Thursday, December 20, 2007

Uninstalling Blastwave (or any other package group) with a bit of Shell Scripting on Solaris.

Let's say we've installed a bunch of Solaris packages from Blastwave or another source and want to remove them all without going through the boring process of answering all those questions:

$ pkginfo | grep CSW
system CSWcommon common - common files and dirs for CSW packages
application CSWexpat expat - XML Parser Toolkit
system CSWggettext ggettext - GNU gettext
application CSWglib2 glib2 - the low-level core library for GTK+ and GNOME
system CSWiconv libiconv - GNU iconv library
application CSWmc mc - GNU Midnight Commander
system CSWpkgget pkg_get - CSW version of automated package download tool
system CSWslang slang - library primarily to provide an alternative to libcurses
system CSWsunmath libsunmath - Sun maths library

Well, nothing simpler:

# yes | pkgrm $(pkginfo | grep CSW | awk '{ print $2 }' | xargs)

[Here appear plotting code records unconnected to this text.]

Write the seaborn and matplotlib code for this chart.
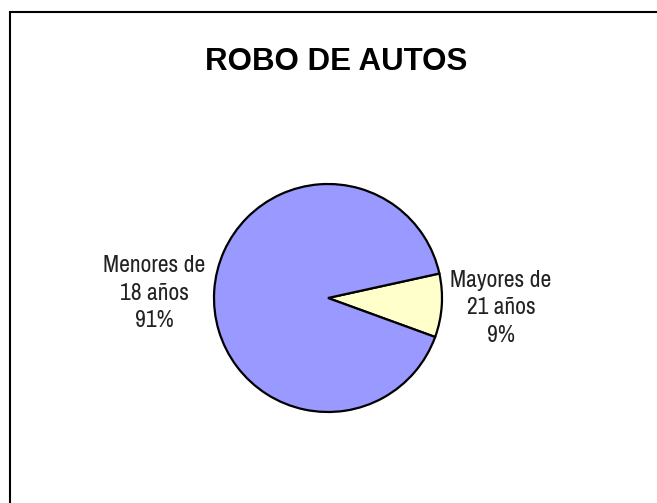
import matplotlib
matplotlib.use("Agg")
import matplotlib.pyplot as plt
import matplotlib.patches as patches
from matplotlib import font_manager
import seaborn as sns

sns.set_theme(style="white")

# pick a condensed sans if one is installed (the original uses Arial Narrow)
nombres = sorted({f.name for f in font_manager.fontManager.ttflist})
narrow = [n for n in nombres if "Narrow" in n or "Condensed" in n]
fuente_etiquetas = narrow[:1] + ['Liberation Sans', 'DejaVu Sans']
plt.rcParams['font.family'] = ['Liberation Sans', 'DejaVu Sans']

# data
categorias = ["Mayores de\n21 años", "Menores de\n18 años"]
porcentajes = [9, 91]
colores = ["#FFFFCC", "#9999FF"]
titulo = "ROBO DE AUTOS"

W, H = 657, 503
fig = plt.figure(figsize=(W / 100, H / 100), dpi=100)
fig.patch.set_facecolor("white")
ax = fig.add_axes([0, 0, 1, 1])

cx, cy, r = 328, H - 298, 114
wedges, _ = ax.pie(porcentajes, colors=colores, startangle=-20, counterclock=True,
                   center=(cx, cy), radius=r, frame=True,
                   wedgeprops=dict(edgecolor="black", linewidth=1.6))
ax.set_xlim(0, W)
ax.set_ylim(0, H)
ax.set_aspect("equal")
ax.axis("off")

# labels
tam = 17 if narrow else 14
label_pos = [(501, H - 308), (154, H - 293)]
for cat, pct, (x, y) in zip(categorias, porcentajes, label_pos):
    ax.text(x, y, f"{cat}\n{pct}%", ha="center", va="center", fontsize=tam,
            color="#222222", linespacing=1.4, family=fuente_etiquetas)

ax.text(336, H - 62, titulo, ha="center", va="center", fontsize=22.5,
        fontweight="bold", color="black")

# chart border
border = patches.Rectangle((10, -20), W + 20, H - 12 + 20, fill=False,
                           edgecolor="black", linewidth=1.5, clip_on=False)
ax.add_patch(border)

fig.savefig("out.png", dpi=100, facecolor="white")
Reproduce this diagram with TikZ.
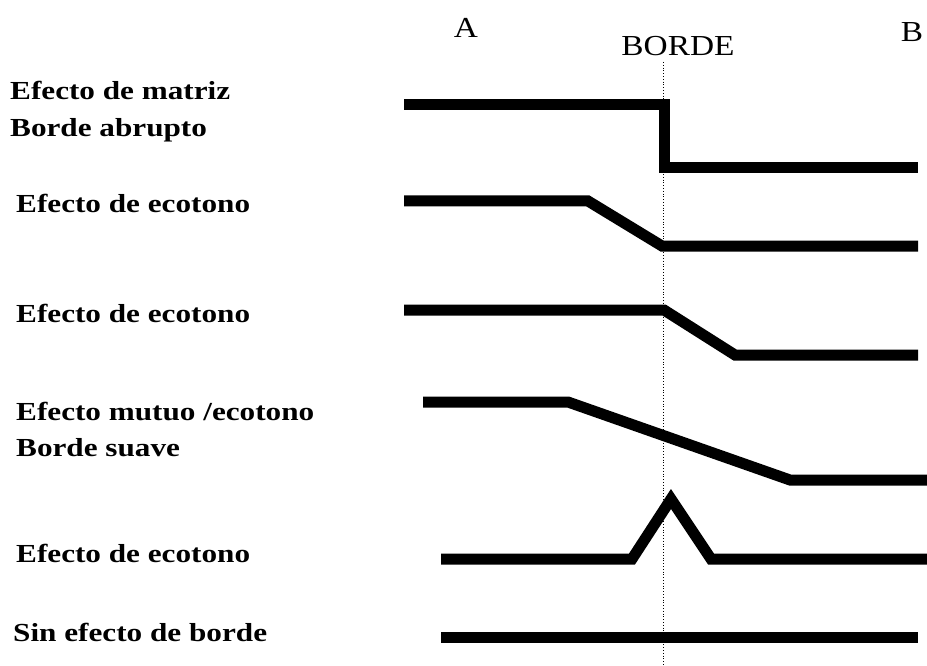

The following package is currently installed:
CSWcommon common - common files and dirs for CSW packages
(i386) 1.4.5

Do you want to remove this package? [y,n,?,q]
## Removing installed package instance
## Verifying package dependencies in global zone

[.....]

Removal of was successful.
# pkginfo | grep CSW
#

Since Blastwave installs by default in /opt/csw, you can probably remove that too if you don't have settings you plan on keeping:
# rm -rf /opt/csw
Enjoy :-).

1 comments:

Jan said...

Thx for having that post on uninstalling Blastwave packages completely. I wanted to try VLC and Scribus, but none of these two programs where mature enough for OpenSolaris.